KNOT Offshore Partners LP: This 10.7% Yielder Could Be Special
Want to Earn a Double-Digit Dividend Yield? Read This
Given the strong rebound in oil prices this year, energy stocks have been getting more attention. This could be an opportunity for income investors, considering there’s no shortage of energy stocks providing oversized dividends during this commodity price boom.
One company with an impressive payout, even by energy-sector standards, is KNOT Offshore Partners LP (NYSE:KNOP).
KNOT Offshore Partners is in the shuttle tanker business. Structured as a master limited partnership (MLP), it acquires and operates shuttle tankers under long-term charters in the offshore oil production regions of the North Sea and Brazil. Right now, the partnership has a fleet of 16 shuttle tankers that transport crude oil and condensates from offshore oil installations to onshore terminals and refineries.

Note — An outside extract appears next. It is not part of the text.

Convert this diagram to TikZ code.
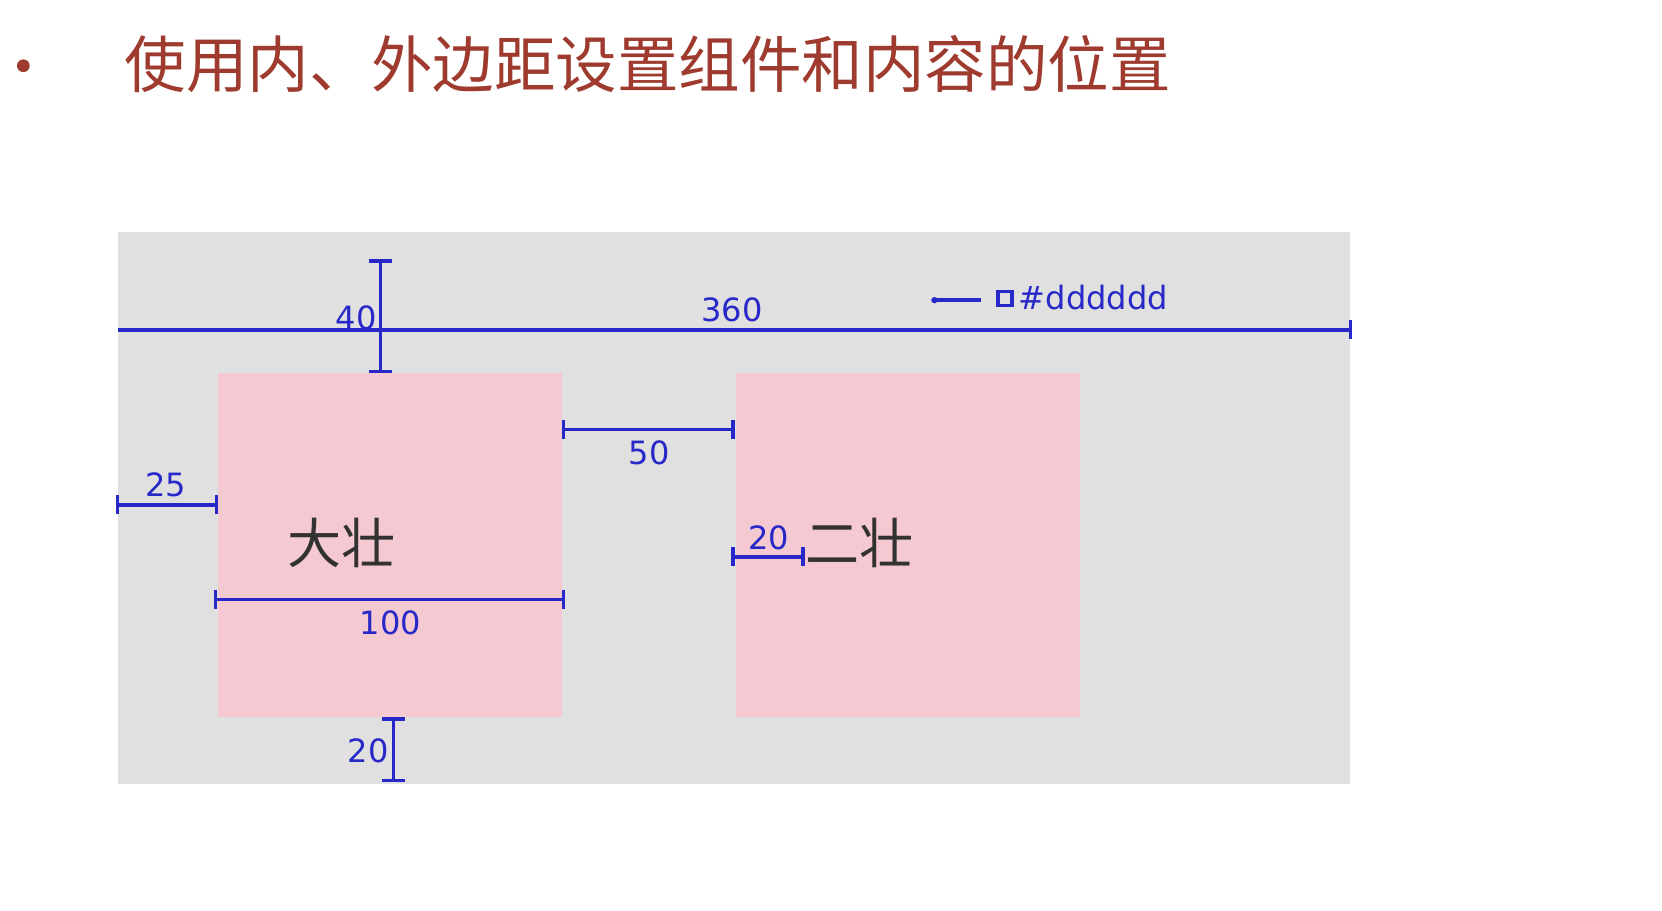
\documentclass[tikz,border=0pt]{standalone}
\usepackage{fontspec}
\setmainfont{DejaVu Sans}
\newfontfamily\cjk{Noto Sans CJK SC}
\definecolor{dimblue}{RGB}{40,40,200}
\definecolor{titlered}{RGB}{158,59,46}
\definecolor{bggray}{RGB}{224,224,224}
\definecolor{pinkc}{RGB}{244,201,209}
\definecolor{txtgray}{RGB}{50,50,50}
\begin{document}
\begin{tikzpicture}[x=0.01cm,y=-0.01cm,
  dim/.style={draw=dimblue,line width=0.9pt},
  tick/.style={dim},
  num/.style={text=dimblue,font=\fontsize{8.6pt}{9pt}\selectfont,inner sep=0pt},
  big/.style={text=txtgray,font=\cjk\fontsize{14.5pt}{15pt}\selectfont,inner sep=0pt},
  pinkbox/.style={fill=pinkc,draw=none}]
\useasboundingbox[fill=white] (0,0) rectangle (1567,858);
\fill[titlered] (22,62) circle (6);
\node[anchor=west,inner sep=0pt,text=titlered,font=\cjk\fontsize{16.5pt}{18pt}\selectfont] (title) at (117,60) {使用内、外边距设置组件和内容的位置};
\fill[bggray] (111,219) rectangle (1273,739);
\node[pinkbox,minimum width=3.24cm,minimum height=3.24cm,anchor=north west] (b1) at (205,351) {};
\node[pinkbox,minimum width=3.24cm,minimum height=3.24cm,anchor=north west] (b2) at (693,351) {};
\node[big] (t1) at (322,512) {大壮};
\node[big] (t2) at (810,512) {二壮};
% 360
\coordinate (h1) at (111,311); \coordinate (h2) at (1273,311);
\draw[dim] (h1) -- (h2); \draw[tick] (1273,302) -- (1273,320);
\node[num] (n360) at (690,292) {360};
% 40
\coordinate (v1) at (359,246); \coordinate (v2) at (359,350);
\draw[dim] (v1) -- (v2); \draw[tick] (348,246) -- (370,246); \draw[tick] (348,350) -- (370,350);
\node[num] (n40) at (336,300) {40};
% 50
\coordinate (a1) at (531,405); \coordinate (a2) at (691,405);
\draw[dim] (a1) -- (a2); \draw[tick] (531,396) -- (531,414); \draw[tick] (691,396) -- (691,414);
\node[num] (n50) at (612,427) {50};
% 25
\coordinate (c1) at (111,476); \coordinate (c2) at (204,476);
\draw[dim] (c1) -- (c2); \draw[tick] (111,467) -- (111,485); \draw[tick] (204,467) -- (204,485);
\node[num] (n25) at (156,457) {25};
% 100
\coordinate (d1) at (203,565); \coordinate (d2) at (531,565);
\draw[dim] (d1) -- (d2); \draw[tick] (203,556) -- (203,574); \draw[tick] (531,556) -- (531,574);
\node[num] (n100) at (368,587) {100};
% 20 bottom
\coordinate (e1) at (371,678); \coordinate (e2) at (371,736);
\draw[dim] (e1) -- (e2); \draw[tick] (360,678) -- (382,678); \draw[tick] (360,736) -- (382,736);
\node[num] (n20b) at (347,708) {20};
% 20 inner
\coordinate (f1) at (691,525); \coordinate (f2) at (757,525);
\draw[dim] (f1) -- (f2); \draw[tick] (691,516) -- (691,534); \draw[tick] (757,516) -- (757,534);
\node[num] (n20i) at (725,507) {20};
% legend
\coordinate (l1) at (881,283); \coordinate (l2) at (925,283);
\draw[dim] (l1) -- (l2); \fill[dimblue] (l1) circle (3);
\draw[dim,fill=bggray] (941,275) rectangle (954,288);
\node[num,anchor=west] (leg) at (960,281) {\#dddddd};
\end{tikzpicture}
\end{document}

In mid-July, KNOT Offshore Partners LP’s board of directors declared a quarterly cash distribution of $0.52 per unit. At its current unit price, that gives KNOP stock an annual distribution yield of 10.7%.
Note that one of the reasons many energy stocks are on the higher end of the yield spectrum is that investors know about the volatile nature of the business. When things are good—like right now—energy companies often dish out generous dividend checks. But when the economy contracts, dividends from energy stocks have a decent chance of being cut. Indeed, that’s what happened during the pandemic-induced recession early last year.

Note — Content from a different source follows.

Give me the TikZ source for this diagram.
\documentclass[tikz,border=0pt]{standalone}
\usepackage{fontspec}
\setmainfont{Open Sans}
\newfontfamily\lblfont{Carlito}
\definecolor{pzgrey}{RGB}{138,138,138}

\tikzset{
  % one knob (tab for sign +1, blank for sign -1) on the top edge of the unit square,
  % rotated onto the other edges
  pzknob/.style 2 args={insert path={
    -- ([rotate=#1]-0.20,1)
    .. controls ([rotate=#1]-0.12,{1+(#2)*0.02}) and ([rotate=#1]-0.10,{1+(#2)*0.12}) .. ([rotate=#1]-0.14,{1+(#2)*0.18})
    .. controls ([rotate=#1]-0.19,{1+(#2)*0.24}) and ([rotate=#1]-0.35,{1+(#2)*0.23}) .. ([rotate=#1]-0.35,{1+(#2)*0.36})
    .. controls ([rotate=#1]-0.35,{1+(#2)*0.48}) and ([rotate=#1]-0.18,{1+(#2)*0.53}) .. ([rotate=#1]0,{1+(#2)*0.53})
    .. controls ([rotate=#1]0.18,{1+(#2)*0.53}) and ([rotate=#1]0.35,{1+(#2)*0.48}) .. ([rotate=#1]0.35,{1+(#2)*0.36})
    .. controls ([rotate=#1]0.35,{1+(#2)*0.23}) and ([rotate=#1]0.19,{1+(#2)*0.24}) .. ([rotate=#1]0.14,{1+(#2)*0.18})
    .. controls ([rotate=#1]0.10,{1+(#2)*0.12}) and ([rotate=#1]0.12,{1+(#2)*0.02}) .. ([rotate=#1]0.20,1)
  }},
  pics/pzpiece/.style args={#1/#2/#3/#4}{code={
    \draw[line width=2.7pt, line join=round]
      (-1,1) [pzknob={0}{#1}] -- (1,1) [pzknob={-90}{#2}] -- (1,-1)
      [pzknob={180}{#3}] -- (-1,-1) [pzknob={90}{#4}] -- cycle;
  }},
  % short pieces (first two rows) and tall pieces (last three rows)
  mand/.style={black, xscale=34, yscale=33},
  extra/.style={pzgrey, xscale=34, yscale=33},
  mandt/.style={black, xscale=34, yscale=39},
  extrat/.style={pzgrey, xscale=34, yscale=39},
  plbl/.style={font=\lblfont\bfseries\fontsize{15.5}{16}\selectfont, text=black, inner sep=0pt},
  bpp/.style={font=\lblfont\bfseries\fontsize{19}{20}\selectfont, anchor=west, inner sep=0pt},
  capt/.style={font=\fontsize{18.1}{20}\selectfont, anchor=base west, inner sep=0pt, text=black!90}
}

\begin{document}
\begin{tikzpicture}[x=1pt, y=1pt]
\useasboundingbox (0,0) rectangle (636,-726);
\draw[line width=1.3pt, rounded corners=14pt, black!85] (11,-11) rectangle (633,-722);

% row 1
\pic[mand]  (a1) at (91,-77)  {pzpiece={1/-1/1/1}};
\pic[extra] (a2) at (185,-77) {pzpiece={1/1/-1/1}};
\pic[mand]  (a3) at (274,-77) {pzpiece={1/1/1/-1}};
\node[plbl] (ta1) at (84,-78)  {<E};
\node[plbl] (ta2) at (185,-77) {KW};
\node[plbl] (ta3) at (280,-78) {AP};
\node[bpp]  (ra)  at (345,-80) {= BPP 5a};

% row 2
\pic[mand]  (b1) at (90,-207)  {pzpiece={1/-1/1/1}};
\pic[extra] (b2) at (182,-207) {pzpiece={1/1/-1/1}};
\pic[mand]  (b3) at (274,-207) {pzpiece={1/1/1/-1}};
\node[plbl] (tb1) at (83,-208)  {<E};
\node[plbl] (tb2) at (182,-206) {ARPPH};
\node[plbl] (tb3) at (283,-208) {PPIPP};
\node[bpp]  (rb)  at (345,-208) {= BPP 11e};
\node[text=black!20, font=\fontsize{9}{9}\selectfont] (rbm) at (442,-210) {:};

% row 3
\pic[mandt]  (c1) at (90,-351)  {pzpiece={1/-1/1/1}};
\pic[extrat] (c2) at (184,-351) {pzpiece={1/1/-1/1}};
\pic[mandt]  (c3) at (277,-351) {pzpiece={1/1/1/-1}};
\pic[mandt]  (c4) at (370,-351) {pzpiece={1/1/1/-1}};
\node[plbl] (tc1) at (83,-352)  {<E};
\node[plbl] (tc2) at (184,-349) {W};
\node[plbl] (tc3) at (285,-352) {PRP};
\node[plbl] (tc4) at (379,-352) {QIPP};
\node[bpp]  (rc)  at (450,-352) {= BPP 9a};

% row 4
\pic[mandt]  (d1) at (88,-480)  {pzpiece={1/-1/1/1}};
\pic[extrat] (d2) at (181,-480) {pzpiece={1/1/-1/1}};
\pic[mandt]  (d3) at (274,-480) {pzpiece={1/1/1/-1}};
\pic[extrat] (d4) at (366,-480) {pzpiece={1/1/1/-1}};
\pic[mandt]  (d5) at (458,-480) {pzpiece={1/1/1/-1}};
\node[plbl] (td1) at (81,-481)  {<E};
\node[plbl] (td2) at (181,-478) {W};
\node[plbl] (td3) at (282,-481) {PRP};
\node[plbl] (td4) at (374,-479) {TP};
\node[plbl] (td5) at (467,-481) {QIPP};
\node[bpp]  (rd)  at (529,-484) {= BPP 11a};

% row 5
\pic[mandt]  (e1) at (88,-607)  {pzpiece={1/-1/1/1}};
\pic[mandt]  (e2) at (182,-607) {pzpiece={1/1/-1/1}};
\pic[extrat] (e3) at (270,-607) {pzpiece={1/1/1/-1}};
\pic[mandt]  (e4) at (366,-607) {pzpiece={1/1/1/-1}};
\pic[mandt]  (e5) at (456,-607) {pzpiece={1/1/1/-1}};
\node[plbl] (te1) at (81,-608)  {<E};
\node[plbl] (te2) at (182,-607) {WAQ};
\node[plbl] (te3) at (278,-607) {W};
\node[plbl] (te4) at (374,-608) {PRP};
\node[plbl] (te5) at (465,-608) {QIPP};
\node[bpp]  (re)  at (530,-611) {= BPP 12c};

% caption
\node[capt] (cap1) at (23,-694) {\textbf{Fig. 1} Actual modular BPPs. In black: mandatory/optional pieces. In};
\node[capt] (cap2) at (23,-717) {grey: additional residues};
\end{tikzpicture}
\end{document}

Yet the payout from KNOT Offshore Partners stock has been very reliable since its inception. The partnership went public in 2013 and has never cut back its distribution to unitholders. (Source: “Distribution Policy & History,” KNOT Offshore Partners LP, last accessed July 19, 2021.)

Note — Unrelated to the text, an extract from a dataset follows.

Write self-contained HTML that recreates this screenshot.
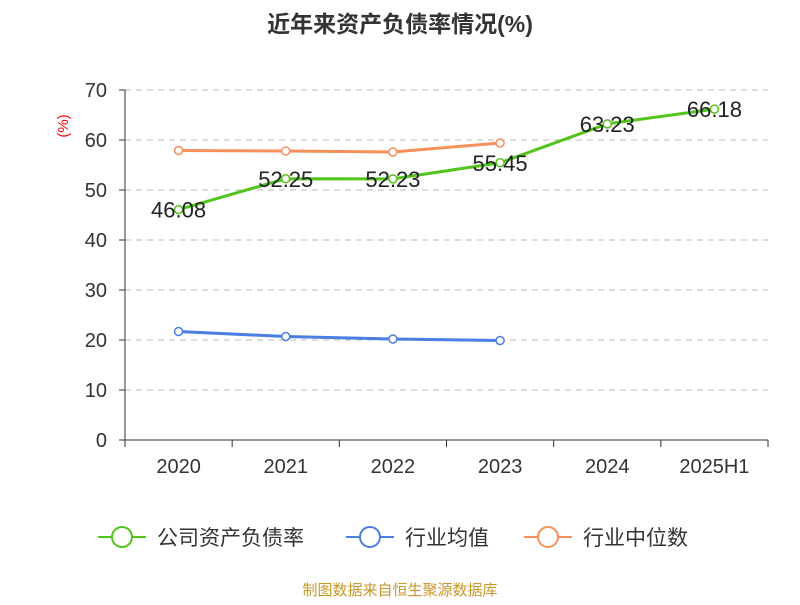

Considering the roller-coaster ride that oil prices have been on since 2013, KNOP stock has built a pretty impressive (though not very long) track record. Notably, the partnership has been able to maintain its operations despite impacts from the COVID-19 pandemic.
In a conference call in May, KNOT Offshore Partners’ chief executive officer, Gary Chapman, said, “Our crew and our operations have remained materially unaffected by the COVID-19 pandemic to-date, and we continue to establish and maintain strict procedures and protocols around our operations to do all we can to keep our colleague[s] safe, despite the many challenges that have arisen and are continuing.” (Source: “KNOT Offshore Partners LP (KNOP) CEO Gary Chapman on Q1 2021 Results – Earnings Call Transcript,” Seeking Alpha, May 13, 2021.)
Just take a look at the partnership’s financials and you’ll see how solid KNOT Offshore Partners’ business has been.
In 2020, the company generated $112.1 million of distributable cash flow. Its actual cash distributions, on the other hand, totaled $72.1 million for the year. That resulted in a distribution coverage ratio of 1.6, leaving a margin of safety. (Source: “Fourth Quarter 2020 Results,” KNOT Offshore Partners LP, March 11, 2021.)
In the first quarter of 2021, the MLP generated $21.7 million of distributable cash flow while declaring $18.0 million of cash distributions. Therefore, the company managed to outearn its payout again. (Source: “KNOT Offshore Partners LP Earnings Release—Interim Results for the Period Ended March 31, 2021,” KONT Offshore Partners LP, May 12, 2021.)
The reality is, while commodity prices are volatile, KNOT Offshore Partners operates primarily through fixed-rate contracts that don’t depend on short-term oil prices. As a result, the customers bear the vessel-utilization risk and all operational costs, including fuel. This allows the MLP to generate steady and predictable cash flows. (Source: “Investor Presentation: May 2021,” KNOT Offshore Partners LP, last accessed July 19, 2021.)
Bottom Line on KNOT Offshore Partners LP
Add it all up and it’s easy to see why KNOT Offshore Partners stock stands out from the crowd. The MLP can afford a double-digit dividend yield, it runs a stable business, and it has never reduced its payout to its unitholders.
For yield hunters, KNOT Offshore Partners LP deserves a serious look.